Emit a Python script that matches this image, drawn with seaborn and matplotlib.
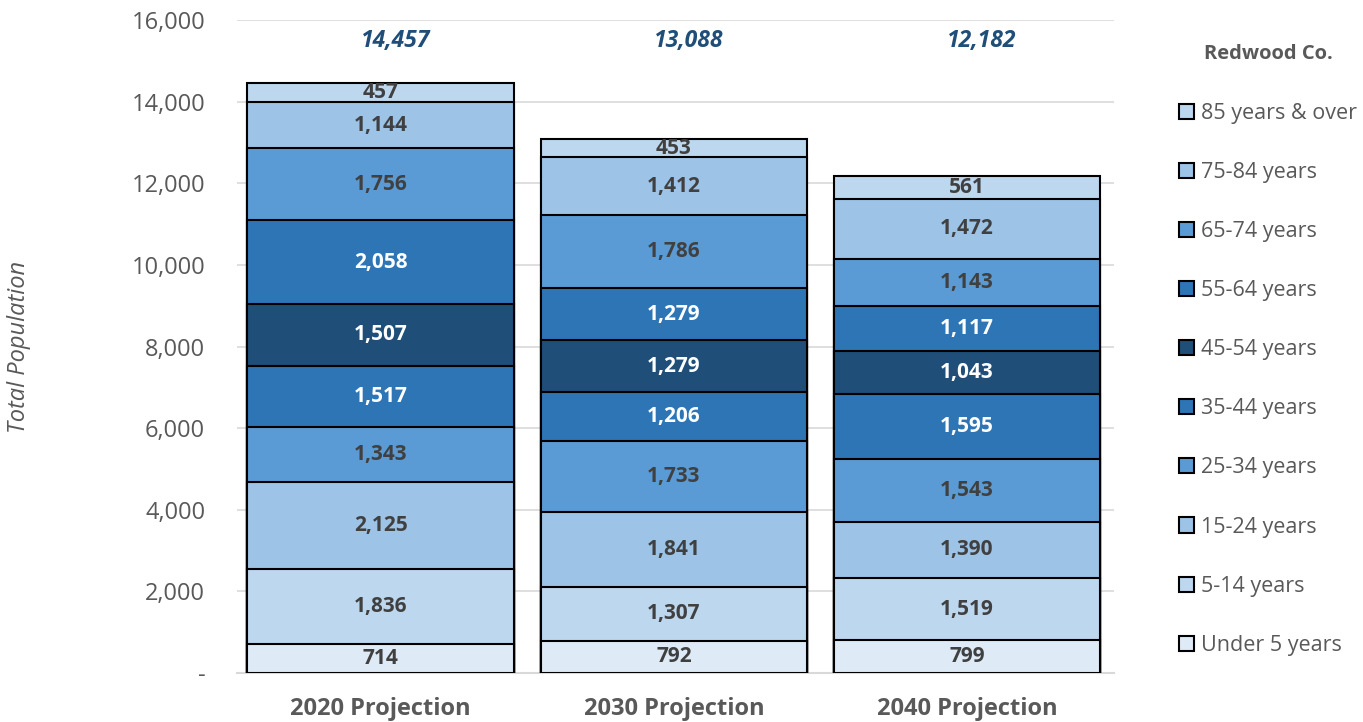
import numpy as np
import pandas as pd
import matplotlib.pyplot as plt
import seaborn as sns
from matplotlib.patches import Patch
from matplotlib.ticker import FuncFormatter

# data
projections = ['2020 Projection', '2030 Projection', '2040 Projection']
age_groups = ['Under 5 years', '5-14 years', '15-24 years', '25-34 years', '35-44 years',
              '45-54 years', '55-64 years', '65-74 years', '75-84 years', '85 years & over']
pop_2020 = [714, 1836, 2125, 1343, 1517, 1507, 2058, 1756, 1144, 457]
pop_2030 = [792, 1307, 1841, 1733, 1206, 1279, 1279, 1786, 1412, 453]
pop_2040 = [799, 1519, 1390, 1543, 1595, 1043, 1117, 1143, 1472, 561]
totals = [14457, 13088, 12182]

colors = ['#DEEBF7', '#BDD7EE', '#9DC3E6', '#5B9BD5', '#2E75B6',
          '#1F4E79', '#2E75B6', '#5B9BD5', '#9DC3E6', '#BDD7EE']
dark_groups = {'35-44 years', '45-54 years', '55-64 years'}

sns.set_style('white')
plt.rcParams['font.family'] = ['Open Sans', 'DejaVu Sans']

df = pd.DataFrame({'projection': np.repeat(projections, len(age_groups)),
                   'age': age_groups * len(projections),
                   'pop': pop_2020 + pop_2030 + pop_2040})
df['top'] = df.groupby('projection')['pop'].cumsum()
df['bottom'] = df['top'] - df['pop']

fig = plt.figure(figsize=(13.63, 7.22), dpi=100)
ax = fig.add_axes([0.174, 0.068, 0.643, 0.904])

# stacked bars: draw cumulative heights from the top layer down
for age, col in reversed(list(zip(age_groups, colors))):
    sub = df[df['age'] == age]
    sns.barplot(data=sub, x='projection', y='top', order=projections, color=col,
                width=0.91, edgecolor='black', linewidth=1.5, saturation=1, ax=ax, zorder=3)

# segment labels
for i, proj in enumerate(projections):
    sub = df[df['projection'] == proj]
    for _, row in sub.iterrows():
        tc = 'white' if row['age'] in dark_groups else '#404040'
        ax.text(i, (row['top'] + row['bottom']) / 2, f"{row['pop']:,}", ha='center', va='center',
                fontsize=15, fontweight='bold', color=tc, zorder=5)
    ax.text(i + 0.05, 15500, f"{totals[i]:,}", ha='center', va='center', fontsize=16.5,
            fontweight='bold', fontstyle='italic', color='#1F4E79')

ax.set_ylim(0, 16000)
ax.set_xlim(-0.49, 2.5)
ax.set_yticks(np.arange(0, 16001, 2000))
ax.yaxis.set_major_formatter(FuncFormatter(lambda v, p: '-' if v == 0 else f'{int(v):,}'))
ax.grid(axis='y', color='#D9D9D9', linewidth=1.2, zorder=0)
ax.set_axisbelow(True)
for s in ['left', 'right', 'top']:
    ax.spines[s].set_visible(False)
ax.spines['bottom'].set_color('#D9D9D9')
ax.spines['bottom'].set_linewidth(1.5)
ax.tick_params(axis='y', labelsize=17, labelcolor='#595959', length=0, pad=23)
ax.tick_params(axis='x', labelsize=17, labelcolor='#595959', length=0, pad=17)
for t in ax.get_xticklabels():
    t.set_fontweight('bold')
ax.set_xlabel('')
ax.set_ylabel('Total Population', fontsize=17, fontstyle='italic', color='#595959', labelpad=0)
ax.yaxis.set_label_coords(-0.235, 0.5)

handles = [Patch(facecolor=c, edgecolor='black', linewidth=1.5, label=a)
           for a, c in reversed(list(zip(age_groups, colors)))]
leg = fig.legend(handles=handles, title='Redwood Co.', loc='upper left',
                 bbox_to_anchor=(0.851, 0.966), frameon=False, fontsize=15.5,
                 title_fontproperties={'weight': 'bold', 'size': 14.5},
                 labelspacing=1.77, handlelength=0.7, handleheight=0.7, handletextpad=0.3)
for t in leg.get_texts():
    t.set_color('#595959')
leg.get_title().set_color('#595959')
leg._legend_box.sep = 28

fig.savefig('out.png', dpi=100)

--------------------

Repeat the lines exactly as they stand, from the opening line of the data through the line with "from matplotlib.ticker import FuncFormatter". Pictures stay out of the copy.

Emit a Python script that matches this image, drawn with seaborn and matplotlib.
import numpy as np
import pandas as pd
import matplotlib.pyplot as plt
import seaborn as sns
from matplotlib.patches import Patch
from matplotlib.ticker import FuncFormatter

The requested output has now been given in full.